Home » Publications and Events » Updates » Economic Package for 2026: Learn about the changes to the Federal Revenue Law for next fiscal year.
On September 8, 2025, the Federal Executive Branch submitted to the Chamber of Deputies the Federal Revenue Bill for fiscal year 2026.
Below, we present a summary of the most interesting proposals.
- Update the surcharge rate to 1.38% per month on outstanding balances, 1.42% per month for installment payments of up to 12 months, 1.63% for installments of more than 12 months and up to 24 months, and 1.97% per month for installments of more than 24 months.
- Maintain the benefit of reduced fines for violations arising from non-compliance with tax obligations other than payment, depending on the timing of the self-correction, as well as maintaining the 50% discount on the corresponding fine, after the start of verification powers but before the final report or observation letter, and 40% in electronic review.
- Maintain various tax incentives, such as those for the purchase of diesel or biodiesel and their blends, for taxpayers dedicated exclusively to public and private land transportation, whether freight or passenger, as well as tourism, who use the National Toll Highway Network, or who sell books, newspapers, and magazines.
- Increase the fixed withholding rate on the capital amount that gives rise to interest payments by the financial system to 0.90%.
- Maintain support for individuals who pay taxes under the RESICO system and are exclusively dedicated to the primary sector, with the goal of paying income tax only on their income, and solely on the amount exceeding 900 pesos.
- Non-deductibility of fees paid to IPAB by commercial banking institutions.
- Standardize the treatment of the deduction for bad debts applicable to credit institutions with that of other taxpayers, eliminating their special treatment.
- Increase the income tax withholding rate for individuals to 2.5% for the sale of goods and provision of services through electronic platforms and establish a withholding rate of 4% for legal entities, and even 20% in cases where they do not provide their RFC key to digital platforms.
- Extend the obligation to withhold VAT to national and foreign digital intermediation platforms in the following cases:
- To legal entities under the same terms as to natural persons.
- To residents abroad without a permanent establishment in Mexico who sell assets in national territory.

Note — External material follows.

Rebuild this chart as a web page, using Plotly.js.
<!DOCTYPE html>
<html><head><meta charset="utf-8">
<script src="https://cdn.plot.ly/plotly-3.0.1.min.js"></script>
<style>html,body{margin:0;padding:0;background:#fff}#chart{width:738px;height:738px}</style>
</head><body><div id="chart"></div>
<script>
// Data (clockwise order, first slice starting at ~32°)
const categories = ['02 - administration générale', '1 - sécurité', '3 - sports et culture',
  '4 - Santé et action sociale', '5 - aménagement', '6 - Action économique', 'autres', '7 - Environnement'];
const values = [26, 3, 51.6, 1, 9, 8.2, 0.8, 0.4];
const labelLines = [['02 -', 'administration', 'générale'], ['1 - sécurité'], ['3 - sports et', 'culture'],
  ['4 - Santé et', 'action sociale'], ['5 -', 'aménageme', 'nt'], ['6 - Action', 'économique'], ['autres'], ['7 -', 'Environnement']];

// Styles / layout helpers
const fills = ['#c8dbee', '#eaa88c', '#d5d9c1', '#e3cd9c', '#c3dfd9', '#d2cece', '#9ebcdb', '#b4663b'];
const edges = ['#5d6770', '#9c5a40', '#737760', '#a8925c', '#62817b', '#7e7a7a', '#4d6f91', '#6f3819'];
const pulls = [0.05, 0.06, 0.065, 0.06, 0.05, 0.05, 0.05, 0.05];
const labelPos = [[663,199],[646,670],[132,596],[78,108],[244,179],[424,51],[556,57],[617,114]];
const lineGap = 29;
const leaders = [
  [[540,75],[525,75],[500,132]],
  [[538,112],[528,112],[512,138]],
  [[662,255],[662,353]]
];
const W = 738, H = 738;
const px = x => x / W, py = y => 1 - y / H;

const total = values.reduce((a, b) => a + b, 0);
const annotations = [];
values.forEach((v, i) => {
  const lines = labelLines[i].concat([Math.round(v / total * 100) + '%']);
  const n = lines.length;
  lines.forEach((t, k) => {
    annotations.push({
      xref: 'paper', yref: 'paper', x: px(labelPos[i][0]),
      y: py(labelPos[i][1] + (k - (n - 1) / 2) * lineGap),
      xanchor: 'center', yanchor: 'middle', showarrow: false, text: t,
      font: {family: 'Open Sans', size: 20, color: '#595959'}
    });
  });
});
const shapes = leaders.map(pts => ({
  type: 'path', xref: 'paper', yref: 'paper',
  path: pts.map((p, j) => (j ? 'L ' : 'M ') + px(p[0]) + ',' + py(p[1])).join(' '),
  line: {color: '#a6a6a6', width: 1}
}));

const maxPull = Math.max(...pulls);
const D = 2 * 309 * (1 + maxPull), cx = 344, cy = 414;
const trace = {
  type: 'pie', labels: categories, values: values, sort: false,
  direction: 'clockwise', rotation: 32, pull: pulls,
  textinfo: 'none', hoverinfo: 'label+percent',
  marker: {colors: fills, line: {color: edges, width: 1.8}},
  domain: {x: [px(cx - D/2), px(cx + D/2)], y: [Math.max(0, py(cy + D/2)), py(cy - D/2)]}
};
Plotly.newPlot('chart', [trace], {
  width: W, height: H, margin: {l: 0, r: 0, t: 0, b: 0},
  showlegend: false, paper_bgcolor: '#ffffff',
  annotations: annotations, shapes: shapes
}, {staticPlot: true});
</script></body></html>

- To suppliers of goods and services in national territory when payments are deposited into bank or deposit accounts abroad.
- Expand the information that digital platforms must provide to the SAT.

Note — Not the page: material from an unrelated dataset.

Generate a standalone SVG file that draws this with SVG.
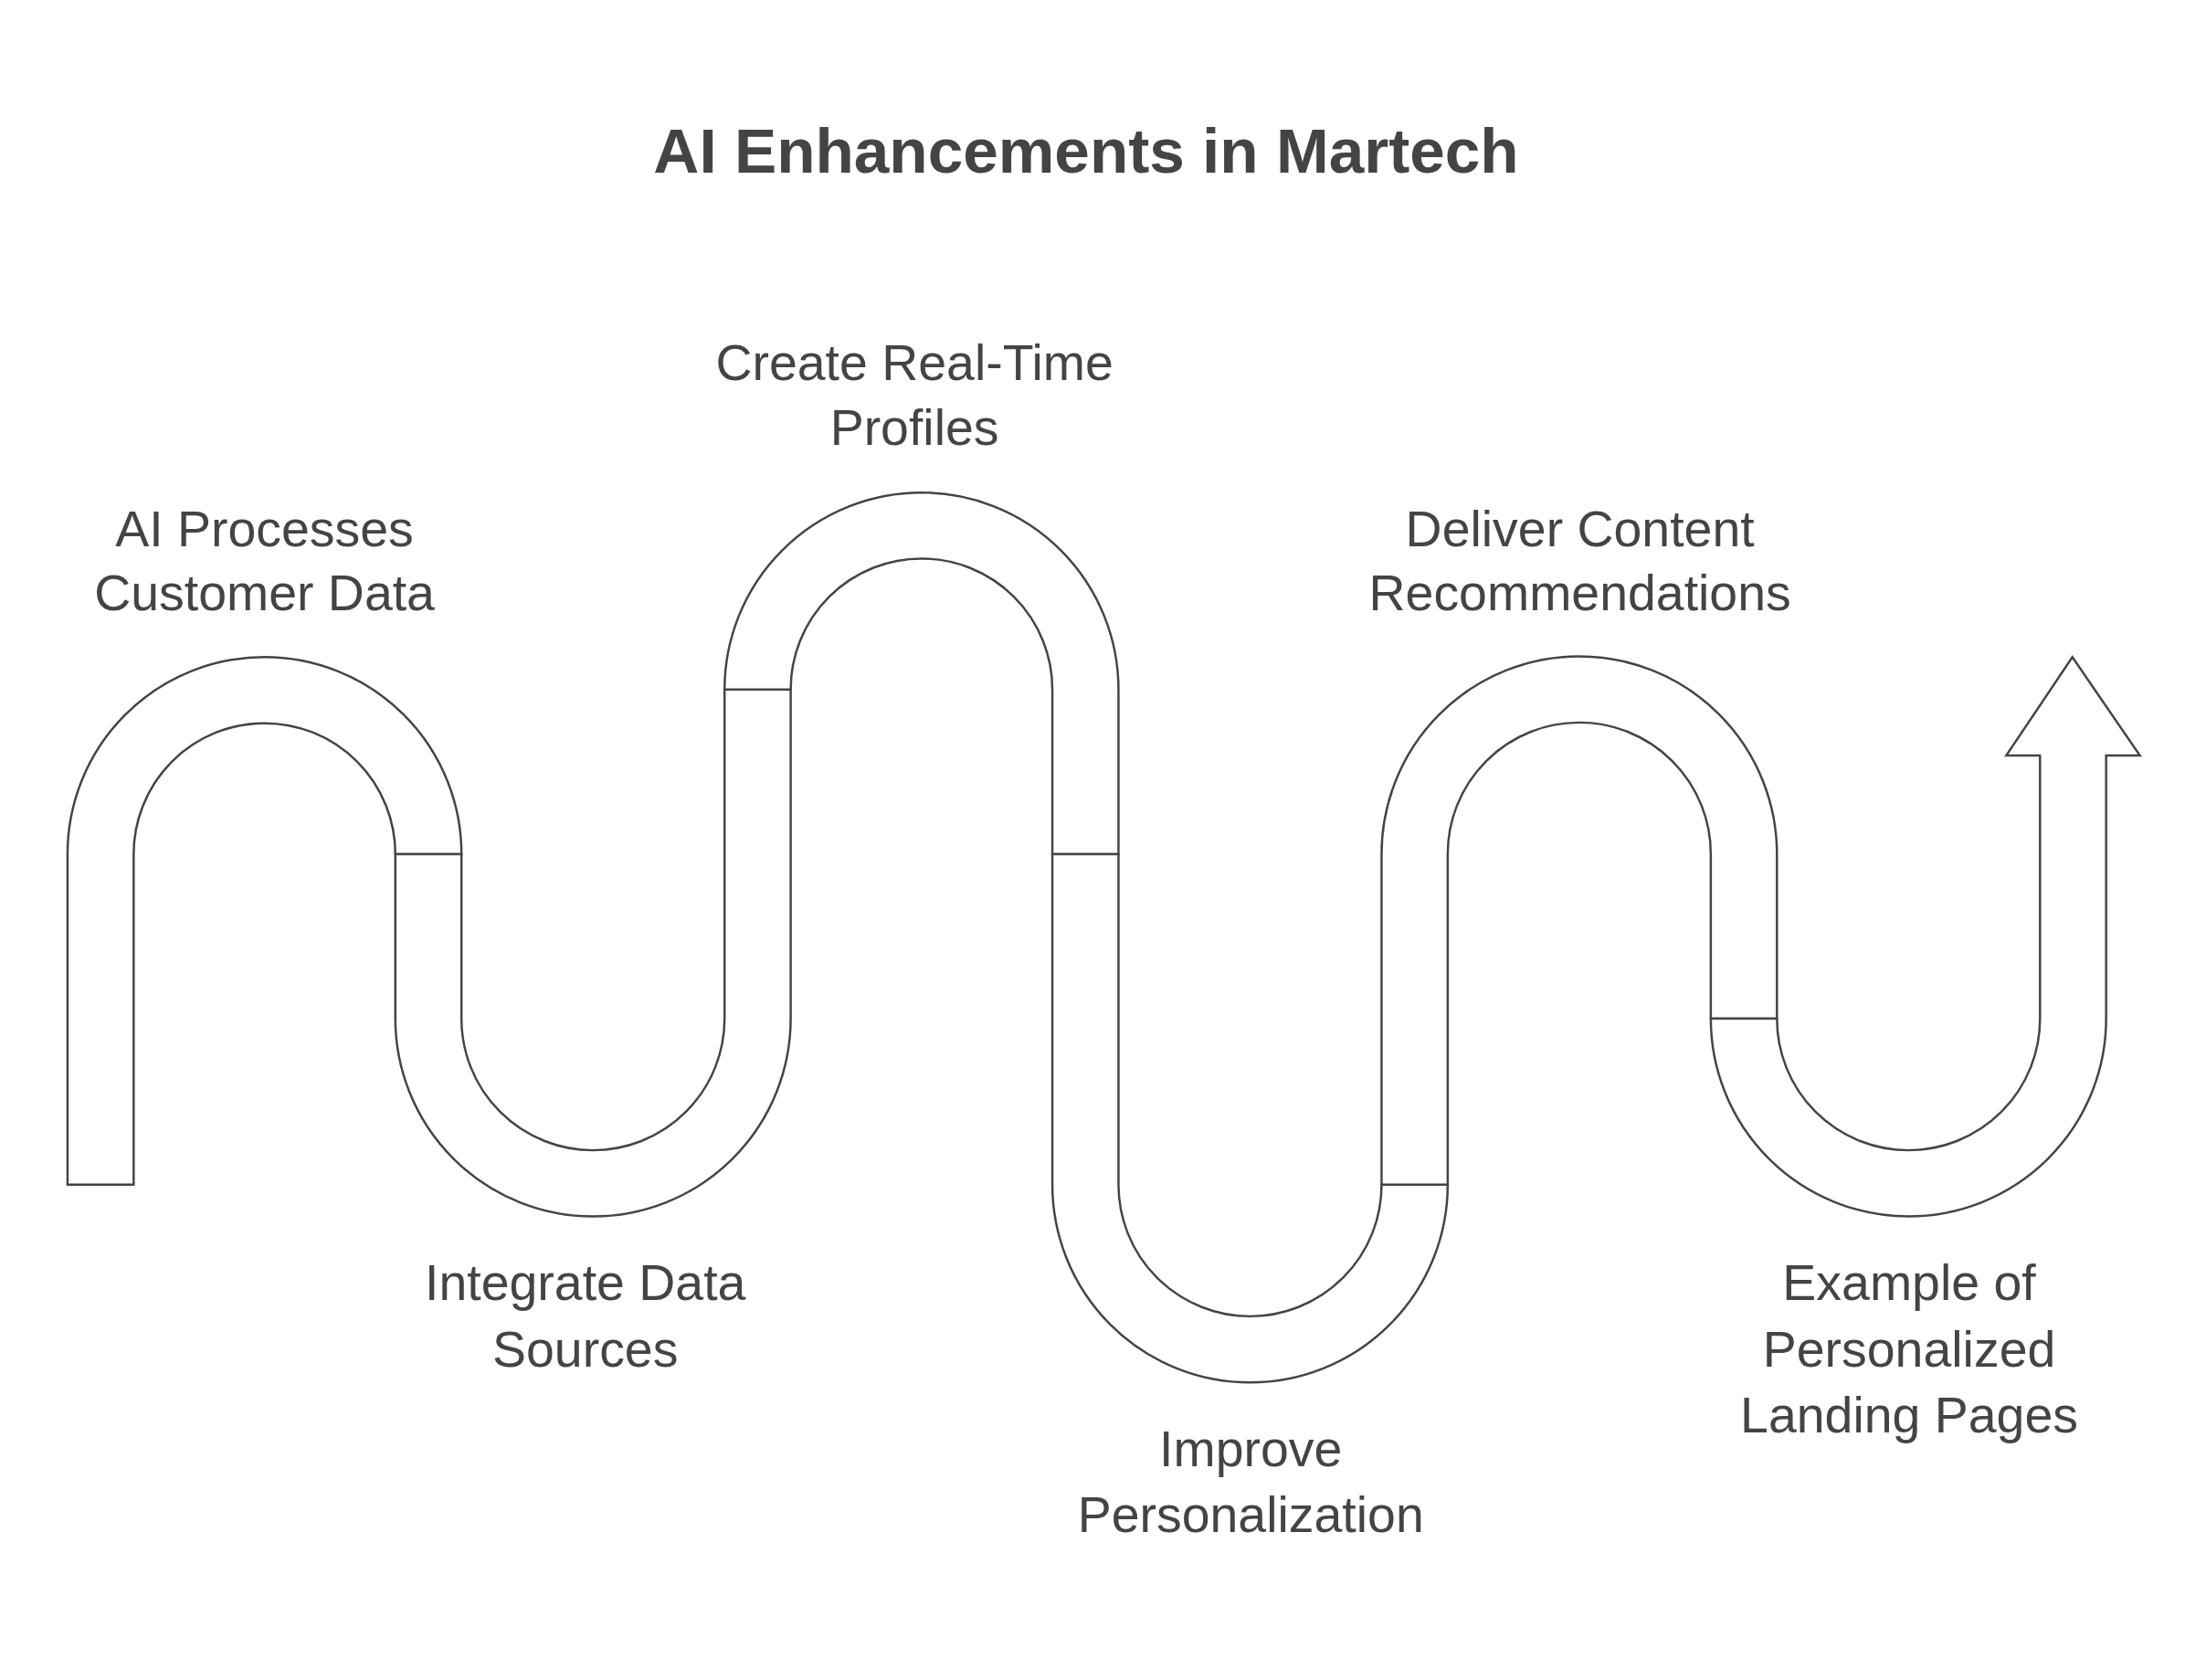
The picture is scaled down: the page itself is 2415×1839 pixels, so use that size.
<svg xmlns="http://www.w3.org/2000/svg" width="2415" height="1839" viewBox="0 0 2415 1839">
<style>
.s{fill:#fff;stroke:#444;stroke-width:1.6}
.t{font-family:"Liberation Sans",Arial,sans-serif;font-size:36px;fill:#444;text-anchor:middle}
.h{font-family:"Liberation Sans",Arial,sans-serif;font-size:45px;font-weight:bold;fill:#444;text-anchor:middle}
</style>
<rect width="2415" height="1839" fill="#fff"/>
<g transform="scale(1.5402)">
<text id="title" class="h" x="772" y="123">AI Enhancements in Martech</text>
<g id="connectors">
<path id="seg1" class="s" d="M48,842 L48,607 A140,140 0 0 1 328,607 L281,607 A93,93 0 0 0 95,607 L95,842 Z"/>
<path id="seg2" class="s" d="M281,607 L281,724 A140.5,140.5 0 0 0 562,724 L562,490 L515,490 L515,724 A93.5,93.5 0 0 1 328,724 L328,607 Z"/>
<path id="seg3" class="s" d="M515,490 A140,140 0 0 1 795,490 L795,607 L748,607 L748,490 A93,93 0 0 0 562,490 Z"/>
<path id="seg4" class="s" d="M748,607 L748,842 A140.5,140.5 0 0 0 1029,842 L982,842 A93.5,93.5 0 0 1 795,842 L795,607 Z"/>
<path id="seg5" class="s" d="M982,842 L982,607 A140.5,140.5 0 0 1 1263,607 L1263,724 L1216,724 L1216,607 A93.5,93.5 0 0 0 1029,607 L1029,842 Z"/>
<path id="seg6" class="s" d="M1216,724 A140.5,140.5 0 0 0 1497,724 L1497,537 L1521,537 L1473,467 L1426,537 L1450,537 L1450,724 A93.5,93.5 0 0 1 1263,724 Z"/>
</g>
<g id="n1"><text class="t" x="188" y="388">AI Processes</text><text class="t" x="188" y="434">Customer Data</text></g>
<g id="n2"><text class="t" x="416" y="924">Integrate Data</text><text class="t" x="416" y="971">Sources</text></g>
<g id="n3"><text class="t" x="650" y="270">Create Real-Time</text><text class="t" x="650" y="316">Profiles</text></g>
<g id="n4"><text class="t" x="889" y="1042">Improve</text><text class="t" x="889" y="1089">Personalization</text></g>
<g id="n5"><text class="t" x="1123" y="388">Deliver Content</text><text class="t" x="1123" y="434">Recommendations</text></g>
<g id="n6"><text class="t" x="1357" y="924">Example of</text><text class="t" x="1357" y="971">Personalized</text><text class="t" x="1357" y="1018">Landing Pages</text></g>
</g>
</svg>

- Establish that the provisional withholding of ISR for interest on securities lending transactions be made on the premium paid to the lender and not on the principal amount.
- Relax the requirements for granting private equity funds investments in the domestic market, thus granting them fiscal transparency, in order to shift the administrative and financial burden of tax payment obligations to their constituents, members, or investors, allowing the funds to focus exclusively on their corporate purpose.
- Maintain the tax regularization program for legal entities and individuals to facilitate the payment of debts, increasing the limit on their total income to 300 million pesos.
- Grant facilities for the repatriation of capital held abroad until September 8, 2025, consisting of paying income tax at a rate of 15% without any deductions, on the condition that the capital is invested in productive activities in the country and that, in the event of distributing dividends or making capital repayments over a three-year period, 20% of the income tax is withheld from individuals instead of 10%.
- Relieve tax and administrative burdens on individuals and corporations participating in the organization of the 2026 FIFA World Cup.